## [DATA SECTION]

▬▬▬▬▬▬▬▬▬▬

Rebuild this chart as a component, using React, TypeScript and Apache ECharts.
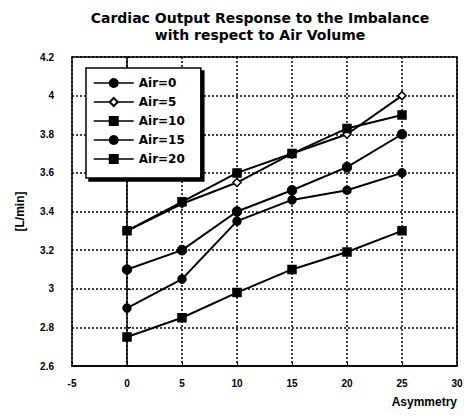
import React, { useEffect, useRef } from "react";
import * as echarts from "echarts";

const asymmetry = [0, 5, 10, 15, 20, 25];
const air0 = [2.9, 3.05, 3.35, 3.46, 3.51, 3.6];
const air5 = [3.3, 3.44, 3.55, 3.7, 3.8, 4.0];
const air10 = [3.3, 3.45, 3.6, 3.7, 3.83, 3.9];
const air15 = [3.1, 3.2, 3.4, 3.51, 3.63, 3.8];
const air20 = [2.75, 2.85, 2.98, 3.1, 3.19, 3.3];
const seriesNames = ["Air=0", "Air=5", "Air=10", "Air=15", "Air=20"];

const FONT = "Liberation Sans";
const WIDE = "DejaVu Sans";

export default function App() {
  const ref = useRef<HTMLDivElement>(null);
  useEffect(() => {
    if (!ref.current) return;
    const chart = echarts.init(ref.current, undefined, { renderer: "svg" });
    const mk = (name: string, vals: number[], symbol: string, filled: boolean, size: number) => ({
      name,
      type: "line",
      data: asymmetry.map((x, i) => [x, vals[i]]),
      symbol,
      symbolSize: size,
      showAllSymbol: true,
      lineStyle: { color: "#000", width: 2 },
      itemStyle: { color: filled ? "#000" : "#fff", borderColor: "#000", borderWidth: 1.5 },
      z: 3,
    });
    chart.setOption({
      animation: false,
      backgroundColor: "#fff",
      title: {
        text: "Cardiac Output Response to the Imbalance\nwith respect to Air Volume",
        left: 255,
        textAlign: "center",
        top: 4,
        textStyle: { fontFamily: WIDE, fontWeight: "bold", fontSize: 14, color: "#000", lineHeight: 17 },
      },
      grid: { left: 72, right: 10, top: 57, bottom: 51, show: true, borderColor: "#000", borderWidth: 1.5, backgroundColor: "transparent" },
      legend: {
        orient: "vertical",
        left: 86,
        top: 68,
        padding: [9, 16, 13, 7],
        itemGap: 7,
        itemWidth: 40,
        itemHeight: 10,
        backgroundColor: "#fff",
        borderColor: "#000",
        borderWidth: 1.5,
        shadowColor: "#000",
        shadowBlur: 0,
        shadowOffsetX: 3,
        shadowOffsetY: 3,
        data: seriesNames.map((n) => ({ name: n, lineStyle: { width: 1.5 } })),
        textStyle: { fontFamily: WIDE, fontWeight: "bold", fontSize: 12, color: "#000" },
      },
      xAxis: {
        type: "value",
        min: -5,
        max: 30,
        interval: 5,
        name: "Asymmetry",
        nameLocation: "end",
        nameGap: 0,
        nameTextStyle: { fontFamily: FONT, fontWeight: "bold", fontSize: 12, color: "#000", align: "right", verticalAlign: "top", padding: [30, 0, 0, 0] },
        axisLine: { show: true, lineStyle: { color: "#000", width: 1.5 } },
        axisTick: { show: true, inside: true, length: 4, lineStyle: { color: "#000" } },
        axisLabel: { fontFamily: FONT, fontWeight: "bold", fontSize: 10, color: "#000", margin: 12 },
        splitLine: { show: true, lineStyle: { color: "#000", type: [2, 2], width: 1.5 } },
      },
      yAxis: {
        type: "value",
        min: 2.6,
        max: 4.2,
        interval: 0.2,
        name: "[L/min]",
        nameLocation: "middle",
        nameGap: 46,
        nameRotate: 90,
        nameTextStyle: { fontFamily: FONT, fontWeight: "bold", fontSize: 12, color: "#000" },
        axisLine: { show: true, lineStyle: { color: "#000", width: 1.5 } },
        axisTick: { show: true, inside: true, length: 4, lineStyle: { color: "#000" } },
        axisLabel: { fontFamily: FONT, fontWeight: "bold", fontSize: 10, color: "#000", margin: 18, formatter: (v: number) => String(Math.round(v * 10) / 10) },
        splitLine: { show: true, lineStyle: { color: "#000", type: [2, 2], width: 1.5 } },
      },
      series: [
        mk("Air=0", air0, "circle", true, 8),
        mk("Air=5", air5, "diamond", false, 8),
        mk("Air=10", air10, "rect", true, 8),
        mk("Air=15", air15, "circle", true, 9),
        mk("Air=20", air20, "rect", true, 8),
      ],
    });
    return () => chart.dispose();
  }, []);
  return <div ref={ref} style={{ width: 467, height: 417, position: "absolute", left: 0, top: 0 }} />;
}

▬▬▬▬▬▬▬▬▬▬

Reproduce the material in its entirety and word for word, without the pictures.

## [RESPONSE TO THIS TASK]
Rebuild this chart as a component, using React, TypeScript and Apache ECharts.
import React, { useEffect, useRef } from "react";
import * as echarts from "echarts";

const asymmetry = [0, 5, 10, 15, 20, 25];
const air0 = [2.9, 3.05, 3.35, 3.46, 3.51, 3.6];
const air5 = [3.3, 3.44, 3.55, 3.7, 3.8, 4.0];
const air10 = [3.3, 3.45, 3.6, 3.7, 3.83, 3.9];
const air15 = [3.1, 3.2, 3.4, 3.51, 3.63, 3.8];
const air20 = [2.75, 2.85, 2.98, 3.1, 3.19, 3.3];
const seriesNames = ["Air=0", "Air=5", "Air=10", "Air=15", "Air=20"];

const FONT = "Liberation Sans";
const WIDE = "DejaVu Sans";

export default function App() {
  const ref = useRef<HTMLDivElement>(null);
  useEffect(() => {
    if (!ref.current) return;
    const chart = echarts.init(ref.current, undefined, { renderer: "svg" });
    const mk = (name: string, vals: number[], symbol: string, filled: boolean, size: number) => ({
      name,
      type: "line",
      data: asymmetry.map((x, i) => [x, vals[i]]),
      symbol,
      symbolSize: size,
      showAllSymbol: true,
      lineStyle: { color: "#000", width: 2 },
      itemStyle: { color: filled ? "#000" : "#fff", borderColor: "#000", borderWidth: 1.5 },
      z: 3,
    });
    chart.setOption({
      animation: false,
      backgroundColor: "#fff",
      title: {
        text: "Cardiac Output Response to the Imbalance\nwith respect to Air Volume",
        left: 255,
        textAlign: "center",
        top: 4,
        textStyle: { fontFamily: WIDE, fontWeight: "bold", fontSize: 14, color: "#000", lineHeight: 17 },
      },
      grid: { left: 72, right: 10, top: 57, bottom: 51, show: true, borderColor: "#000", borderWidth: 1.5, backgroundColor: "transparent" },
      legend: {
        orient: "vertical",
        left: 86,
        top: 68,
        padding: [9, 16, 13, 7],
        itemGap: 7,
        itemWidth: 40,
        itemHeight: 10,
        backgroundColor: "#fff",
        borderColor: "#000",
        borderWidth: 1.5,
        shadowColor: "#000",
        shadowBlur: 0,
        shadowOffsetX: 3,
        shadowOffsetY: 3,
        data: seriesNames.map((n) => ({ name: n, lineStyle: { width: 1.5 } })),
        textStyle: { fontFamily: WIDE, fontWeight: "bold", fontSize: 12, color: "#000" },
      },
      xAxis: {
        type: "value",
        min: -5,
        max: 30,
        interval: 5,
        name: "Asymmetry",
        nameLocation: "end",
        nameGap: 0,
        nameTextStyle: { fontFamily: FONT, fontWeight: "bold", fontSize: 12, color: "#000", align: "right", verticalAlign: "top", padding: [30, 0, 0, 0] },
        axisLine: { show: true, lineStyle: { color: "#000", width: 1.5 } },
        axisTick: { show: true, inside: true, length: 4, lineStyle: { color: "#000" } },
        axisLabel: { fontFamily: FONT, fontWeight: "bold", fontSize: 10, color: "#000", margin: 12 },
        splitLine: { show: true, lineStyle: { color: "#000", type: [2, 2], width: 1.5 } },
      },
      yAxis: {
        type: "value",
        min: 2.6,
        max: 4.2,
        interval: 0.2,
        name: "[L/min]",
        nameLocation: "middle",
        nameGap: 46,
        nameRotate: 90,
        nameTextStyle: { fontFamily: FONT, fontWeight: "bold", fontSize: 12, color: "#000" },
        axisLine: { show: true, lineStyle: { color: "#000", width: 1.5 } },
        axisTick: { show: true, inside: true, length: 4, lineStyle: { color: "#000" } },
        axisLabel: { fontFamily: FONT, fontWeight: "bold", fontSize: 10, color: "#000", margin: 18, formatter: (v: number) => String(Math.round(v * 10) / 10) },
        splitLine: { show: true, lineStyle: { color: "#000", type: [2, 2], width: 1.5 } },
      },
      series: [
        mk("Air=0", air0, "circle", true, 8),
        mk("Air=5", air5, "diamond", false, 8),
        mk("Air=10", air10, "rect", true, 8),
        mk("Air=15", air15, "circle", true, 9),
        mk("Air=20", air20, "rect", true, 8),
      ],
    });
    return () => chart.dispose();
  }, []);
  return <div ref={ref} style={{ width: 467, height: 417, position: "absolute", left: 0, top: 0 }} />;
}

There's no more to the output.